Theodora Goss, The Case of the Alchemist’s Daughter
Nancy Kress, Tomorrow’s Kin
Farah Mendlesohn, Spring Flowering
Nancy Kress, Yesterday’s Kin
Tade ​Thompson, ​The ​Murders ​of ​Molly ​Southbourne
JYYang, The Black Tides of Heaven
JY Yang, The Red Threads of Fortune
Kate Harding, Asking for It
Roxanne Dunbar-Ortiz and Dina Gilio-Whitaker, All the Real Indians Died Off

Books I’m currently reading:

Strangers from a Different Shore, Ronald Takaki
Homintern, Gregory Woods
Tender, Sofia Samatar
Race, Gender and Sexuality in Post-Apocalyptic TV and Film, Barbara Gurr (ed.)
Late in the Day: Poems 2010-2014, Ursula Le Guin
Amatka, Karin Tidbeck
The Fire This Time, Jessmyn Ward (ed.)
Lethal ​Decisions: ​The ​Unnecessary ​Deaths ​of ​Women ​and ​Children ​from ​HIV/AIDS, Arthur Ammann

Next on the list:

Who knows?
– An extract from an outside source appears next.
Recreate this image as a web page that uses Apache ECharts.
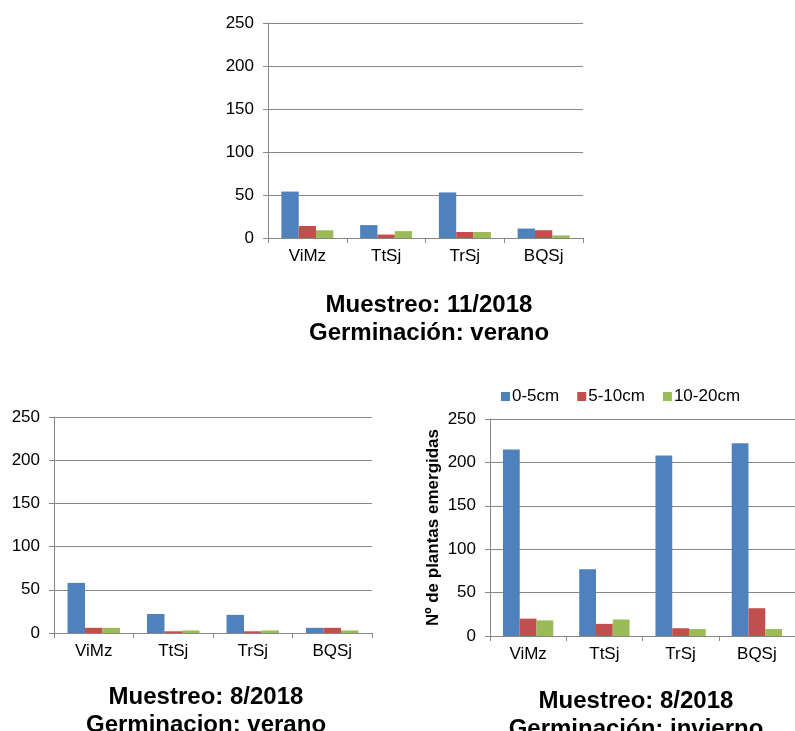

I want to get some more Hugo reading done, so maybe Jemisen’s The Stone Sky, Victor Lavalle’s The Changeling, Rivers Soloman’s An Unkindness of Ghosts, or Malka Older’s Null States. Might try catching up on Laurie King’s Mary Russell series. Or reread some Le Guin that I haven’t read for a while. I’ve been reading a lot of non-fiction in recent months, I might be feeling more like some fiction for a while.